Based on their response
to previous controversies, I predict that within two years Stereophile
magazine will refer to their experiment as having proved that
CD tweaks were reliably identified under blind conditions, ignoring
the valid statistical objections already raised in its own pages.
It's sad. While I continue
to subscribe to the magazine for entertainment, I'm not so sure
I can accept evaluations of other people's products in a publication
that is not able to evaluate its own research rationally-especially
when many of its writers, and its editor, spend so much time
pointing fingers at those who over the years have added much
to our knowledge of audio.
2002 Update from Tom Nousaine:
There are two available
ABX-style comparison devices. QSC sells an ABX box and there
is a pc-based system (PCABX available free from www.pcabx.com)
from Arny Krueger, one of the original ABX Company guys.

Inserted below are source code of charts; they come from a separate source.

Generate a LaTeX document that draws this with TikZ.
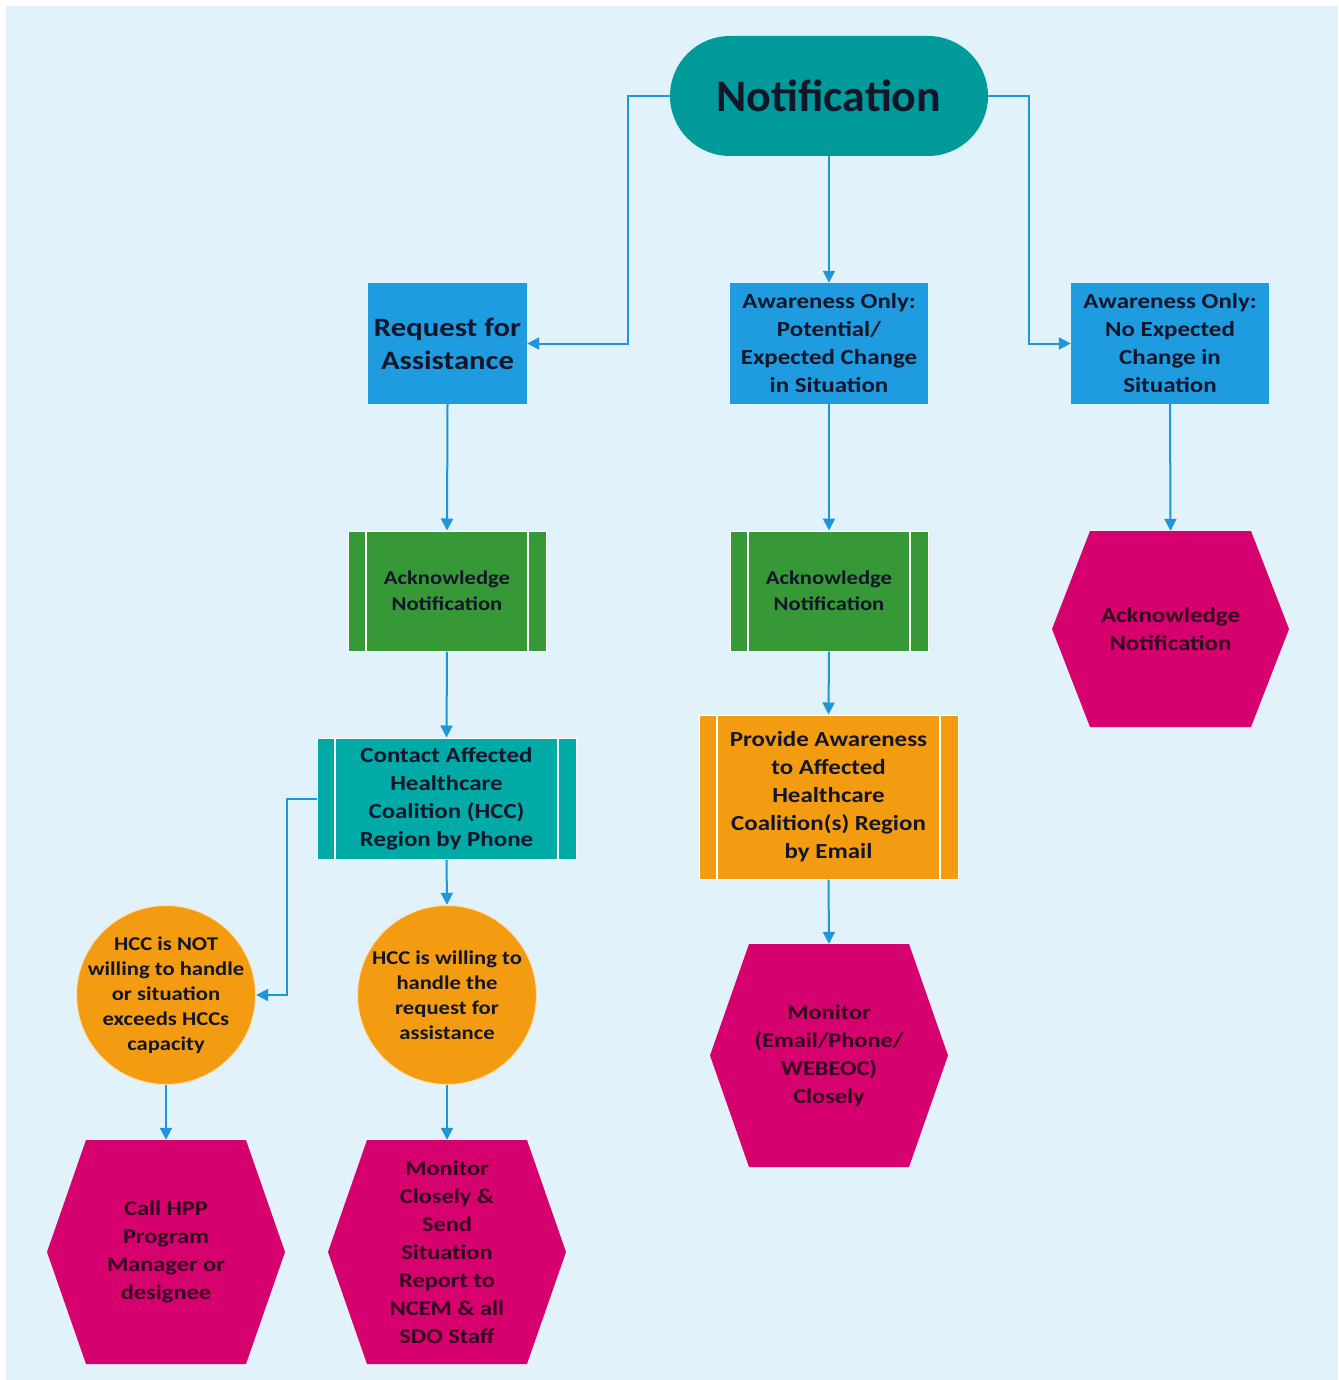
\documentclass[tikz,border=0pt]{standalone}
\usepackage{fontspec}
\setmainfont{Carlito}[FakeStretch=1.16]
\newfontfamily\headfont{Carlito}[FakeStretch=1.02]
\usetikzlibrary{arrows.meta,calc}

\definecolor{bgblue}{RGB}{226,242,251}
\definecolor{linkblue}{RGB}{29,150,218}
\definecolor{titleteal}{RGB}{0,154,154}
\definecolor{boxblue}{RGB}{31,155,223}
\definecolor{procgreen}{RGB}{55,152,55}
\definecolor{procteal}{RGB}{0,170,166}
\definecolor{procorange}{RGB}{243,156,18}
\definecolor{endmagenta}{RGB}{214,0,110}
\definecolor{inkdark}{RGB}{18,22,40}
\definecolor{inkplum}{RGB}{48,4,30}

\newcommand{\fs}[2]{\fontsize{#1}{#2}\selectfont\bfseries}

\tikzset{
  base/.style={align=center, inner sep=0pt, text=inkdark},
  title/.style={base, rectangle, rounded corners=60pt, fill=titleteal,
    minimum width=318pt, minimum height=120pt, font=\headfont\fs{45}{50}},
  choice/.style={base, rectangle, fill=boxblue, minimum height=121pt},
  process/.style={base, rectangle, draw=white, line width=1pt,
    minimum height=120pt,
    path picture={
      \draw[white, line width=2pt]
        ($(path picture bounding box.north west)+(18,0)$) --
        ($(path picture bounding box.south west)+(18,0)$)
        ($(path picture bounding box.north east)+(-18,0)$) --
        ($(path picture bounding box.south east)+(-18,0)$);
    }},
  % round decision: fixed 180pt disc, independent of the text width
  decision/.style={base, rectangle, minimum width=180pt, minimum height=180pt,
    font=\fs{19.5}{25},
    path picture={
      \fill[procorange, draw=white!70!procorange, line width=1pt]
        (path picture bounding box.center) circle[radius=89.5];
    }},
  outcome/.style={base, rectangle, text=inkplum,
    path picture={
      \fill[endmagenta]
        (path picture bounding box.west) --
        ($(path picture bounding box.north west)+(#1,0)$) --
        ($(path picture bounding box.north east)+(-#1,0)$) --
        (path picture bounding box.east) --
        ($(path picture bounding box.south east)+(-#1,0)$) --
        ($(path picture bounding box.south west)+(#1,0)$) -- cycle;
    }},
  outcome/.default=39,
  link/.style={draw=linkblue, line width=2pt,
    -{Triangle[length=12pt,width=12pt]}},
}

\begin{document}
\begin{tikzpicture}[x=1pt,y=-1pt]
  \useasboundingbox (0,0) rectangle (1338,1380);
  \fill[white] (0,0) rectangle (1338,1380);
  \fill[bgblue] (6,6) rectangle (1338,1380);

  % top of the flow
  \node[title] (notif) at (829,96) {Notification};

  % three kinds of notification
  \node[choice, minimum width=159pt, font=\fs{26.5}{33}] (req) at (447.5,343.5)
    {Request for\\Assistance};
  \node[choice, minimum width=198pt, font=\fs{21.5}{28}] (aw1) at (829,343.5)
    {Awareness Only:\\Potential/\\Expected Change\\in Situation};
  \node[choice, minimum width=198pt, font=\fs{21.5}{28}] (aw2) at (1170,343.5)
    {Awareness Only:\\No Expected\\Change in\\Situation};

  % acknowledgements
  \node[process, fill=procgreen, minimum width=198pt, font=\fs{19.5}{26}] (ack1)
    at (447,591) {Acknowledge\\Notification};
  \node[process, fill=procgreen, minimum width=198pt, font=\fs{19.5}{26}] (ack2)
    at (829,591) {Acknowledge\\Notification};
  \node[outcome=38, minimum width=237pt, minimum height=196pt, font=\fs{21.5}{28}]
    (ack3) at (1170.5,629) {Acknowledge\\Notification};

  % follow-up actions
  \node[process, fill=procteal, minimum width=259pt, minimum height=121pt,
    font=\fs{21.5}{28}] (contact) at (446.5,798.5)
    {Contact Affected\\Healthcare\\Coalition (HCC)\\Region by Phone};
  \node[process, fill=procorange, minimum width=259pt, minimum height=164pt,
    font=\fs{21.5}{28}] (provide) at (828.5,797)
    {Provide Awareness\\to Affected\\Healthcare\\Coalition(s) Region\\by Email};

  % HCC response
  \node[decision] (notwill) at (166,995)
    {HCC is NOT\\willing to handle\\or situation\\exceeds HCCs\\capacity};
  \node[decision] (will) at (447,995)
    {HCC is willing to\\handle the\\request for\\assistance};

  % final steps
  \node[outcome, minimum width=238pt, minimum height=224pt, font=\fs{21}{28}]
    (callhpp) at (166,1252) {Call HPP\\Program\\Manager or\\designee};
  \node[outcome, minimum width=238pt, minimum height=224pt, font=\fs{21}{28}]
    (report) at (447,1252)
    {Monitor\\Closely \&\\Send\\Situation\\Report to\\NCEM \& all\\SDO Staff};
  \node[outcome, minimum width=238pt, minimum height=223pt, font=\fs{21}{28}]
    (monitor) at (829,1055.5)
    {Monitor\\(Email/Phone/\\WEBEOC)\\Closely};

  % connectors
  \draw[link] (notif.west) -- ++(-42,0) |- (req.east);
  \draw[link] (notif.east) -- ++(41,0) |- (aw2.west);
  \draw[link] (notif.south) -- (aw1.north);
  \draw[link] (req.south) -- (ack1.north);
  \draw[link] (aw1.south) -- (ack2.north);
  \draw[link] (aw2.south) -- (ack3.north);
  \draw[link] (ack1.south) -- (contact.north);
  \draw[link] (ack2.south) -- (provide.north);
  \draw[link] (contact.west) -- ++(-30,0) |- (notwill.east);
  \draw[link] (contact.south) -- (will.north);
  \draw[link] (notwill.south) -- (callhpp.north);
  \draw[link] (will.south) -- (report.north);
  \draw[link] (provide.south) -- (monitor.north);
\end{tikzpicture}
\end{document}
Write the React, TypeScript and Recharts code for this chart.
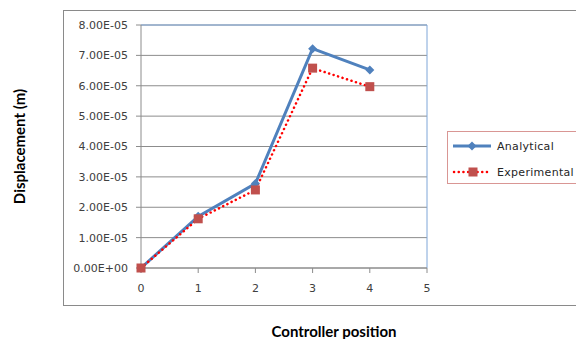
import React from 'react';
import { LineChart, Line, XAxis, YAxis, CartesianGrid, Legend, ReferenceLine } from 'recharts';

const positions = [0, 1, 2, 3, 4];
const analytical = [0, 1.7e-5, 2.78e-5, 7.22e-5, 6.52e-5];
const experimental = [0, 1.62e-5, 2.57e-5, 6.58e-5, 5.97e-5];
const xTicks = [0, 1, 2, 3, 4, 5];
const yTicks = [0, 1e-5, 2e-5, 3e-5, 4e-5, 5e-5, 6e-5, 7e-5, 8e-5];
const yTickLabels = ['0.00E+00', '1.00E-05', '2.00E-05', '3.00E-05', '4.00E-05', '5.00E-05', '6.00E-05', '7.00E-05', '8.00E-05'];

const data = positions.map((p, i) => ({ pos: p, Analytical: analytical[i], Experimental: experimental[i] }));

const BLUE = '#4f81bd';
const RED_LINE = '#ff0000';
const RED_MARK = '#c0504d';
const TICK_FONT = { fontFamily: 'DejaVu Sans', fontSize: 11, fill: '#404040' };
const TITLE_FONT = { fontFamily: 'Lato', fontSize: 15, fontWeight: 700, fill: '#000' };

const Diamond = (props: any) => {
  const { cx, cy, r = 4.5, fill } = props;
  if (cx == null || cy == null) return null;
  return <polygon points={`${cx},${cy - r} ${cx + r},${cy} ${cx},${cy + r} ${cx - r},${cy}`} fill={fill} />;
};
const Square = (props: any) => {
  const { cx, cy, s = 9, fill } = props;
  if (cx == null || cy == null) return null;
  return <rect x={cx - s / 2} y={cy - s / 2} width={s} height={s} fill={fill} />;
};

const LegendContent = (props: any) => {
  const { payload = [] } = props;
  return (
    <div
      style={{
        border: '1px solid #d99694',
        borderRight: 'none',
        width: 129,
        height: 51,
        boxSizing: 'content-box',
        position: 'relative',
        fontFamily: 'DejaVu Sans',
        fontSize: 11,
        color: '#262626',
      }}
    >
      {payload.map((entry: any, i: number) => {
        const isA = entry.dataKey === 'Analytical';
        const top = i === 0 ? 6 : 32;
        return (
          <div key={entry.dataKey} style={{ position: 'absolute', left: 0, top, height: 16, display: 'flex', alignItems: 'center' }}>
            <svg width={46} height={16} style={{ display: 'block' }}>
              {isA ? (
                <>
                  <line x1={5} y1={8} x2={43} y2={8} stroke={BLUE} strokeWidth={3} />
                  <Diamond cx={24} cy={8} r={4.5} fill={BLUE} />
                </>
              ) : (
                <>
                  <line x1={6} y1={8} x2={43} y2={8} stroke={RED_LINE} strokeWidth={2.5} strokeDasharray="0.1 4.6" strokeLinecap="round" />
                  <Square cx={25} cy={8} s={9} fill={RED_MARK} />
                </>
              )}
            </svg>
            <span style={{ marginLeft: 3, whiteSpace: 'nowrap', letterSpacing: 0.3 }}>{entry.value}</span>
          </div>
        );
      })}
    </div>
  );
};

export default function App() {
  return (
    <div style={{ position: 'absolute', left: 0, top: 0, width: 576, height: 339, overflow: 'hidden', background: '#fff' }}>
      <div
        style={{
          position: 'absolute',
          left: 63,
          top: 10,
          width: 600,
          height: 296,
          border: '1px solid #8a8a8a',
          borderRight: 'none',
          boxSizing: 'border-box',
        }}
      />
      <div style={{ position: 'absolute', left: 0, top: 0 }}>
        <LineChart width={576} height={339} data={data} margin={{ top: 25, right: 19, bottom: 11, left: 0 }}>
          <CartesianGrid vertical={false} stroke="#8c8c8c" strokeWidth={1} />
          <XAxis
            dataKey="pos"
            type="number"
            domain={[0, 5]}
            ticks={xTicks}
            height={60}
            tick={TICK_FONT}
            tickSize={5}
            tickMargin={11}
            axisLine={{ stroke: '#8c8c8c' }}
            tickLine={{ stroke: '#8c8c8c' }}
            label={{ value: 'Controller position', position: 'insideBottom', offset: -9, dx: 50, style: TITLE_FONT }}
          />
          <YAxis
            type="number"
            domain={[0, 8e-5]}
            ticks={yTicks}
            width={141}
            tick={TICK_FONT}
            tickFormatter={(v: number) => {
              const idx = yTicks.findIndex((t) => Math.abs(t - v) < 1e-12);
              return idx >= 0 ? yTickLabels[idx] : String(v);
            }}
            tickSize={5}
            tickMargin={8}
            axisLine={{ stroke: '#8c8c8c' }}
            tickLine={{ stroke: '#8c8c8c' }}
            label={{ value: 'Displacement (m)', angle: -90, position: 'insideLeft', offset: 20, style: { ...TITLE_FONT, textAnchor: 'middle' } }}
          />
          <ReferenceLine y={8e-5} stroke="#7ea6d8" strokeWidth={1} />
          <ReferenceLine x={5} stroke="#7ea6d8" strokeWidth={1} />
          <Legend
            layout="vertical"
            align="right"
            verticalAlign="top"
            content={<LegendContent />}
            wrapperStyle={{ left: 447, top: 131, width: 130, right: 'auto' }}
          />
          <Line
            dataKey="Analytical"
            stroke={BLUE}
            strokeWidth={3}
            dot={<Diamond r={4.5} fill={BLUE} />}
            activeDot={false}
            isAnimationActive={false}
          />
          <Line
            dataKey="Experimental"
            stroke={RED_LINE}
            strokeWidth={2.5}
            strokeDasharray="0.1 4.6"
            strokeLinecap="round"
            dot={<Square s={9} fill={RED_MARK} />}
            activeDot={false}
            isAnimationActive={false}
          />
        </LineChart>
      </div>
    </div>
  );
}
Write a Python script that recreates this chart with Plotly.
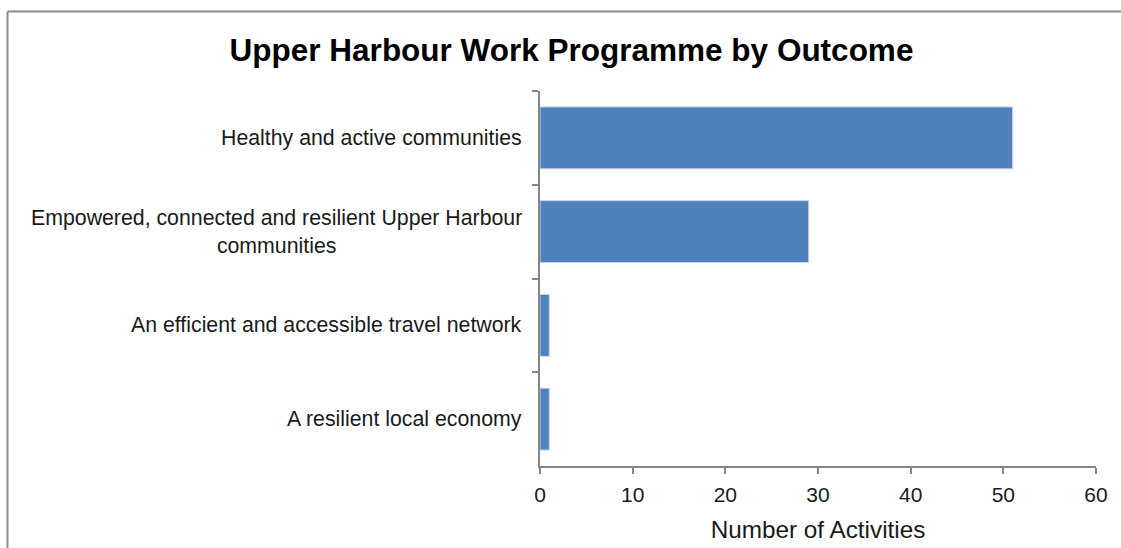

I have
four available; the two above, a one-off made for Bob Carver
and the original ABX box.
[Publisher's note: A discussion
with Nousaine revealed that he expects results from same/different
tests that are different from those from ABX tests. We did
not reach a consensus about how to interpret the former. He
seemed to interpret the 65% correct scores in Colloms's A-AB-B
amplifier tests as an illustration of a 35% bias toward hearing
differences here there are none, out of his expectation that
when the amplifiers are the same the subjects should say so
100% of the time. But 25/40 correct is significant to better
than 95% if you use the standard ABX criterion. Does this
mean that the ABX's 50% baseline doesn't apply to same/different
tests? Yes, Nousaine said. This answer surprised me; I always
thought that the data were analyzed the same way. Professor
Richard Greiner, to pick one example, conducted same/different
tests for his recent AES paper on the detection of polarity,
and carried out the statistical analysis in the familiar manner-with
a null result being 50% correct answers.
One thing we did agree
on was that switching during musical passages (what I call
a running-music test) was much more likely to generate false-difference
reports than hearing the same piece or short passage over
and over (a repeated-music test). Without knowing which method
was used, one can't precisely predict the tendency to report
nonexistent differences. I believe that repeated-music testing
should be used because it appears to be more sensitive, and
because it more closely mimics the listening habits of both
subjective reviewers and casual listeners. We should take
every opportunity to refine our tests for greater sensitivity
and make them duplicate actual listening conditions more closely.
Nousaine gave me a preliminary
report on an ongoing experiment designed to do these things.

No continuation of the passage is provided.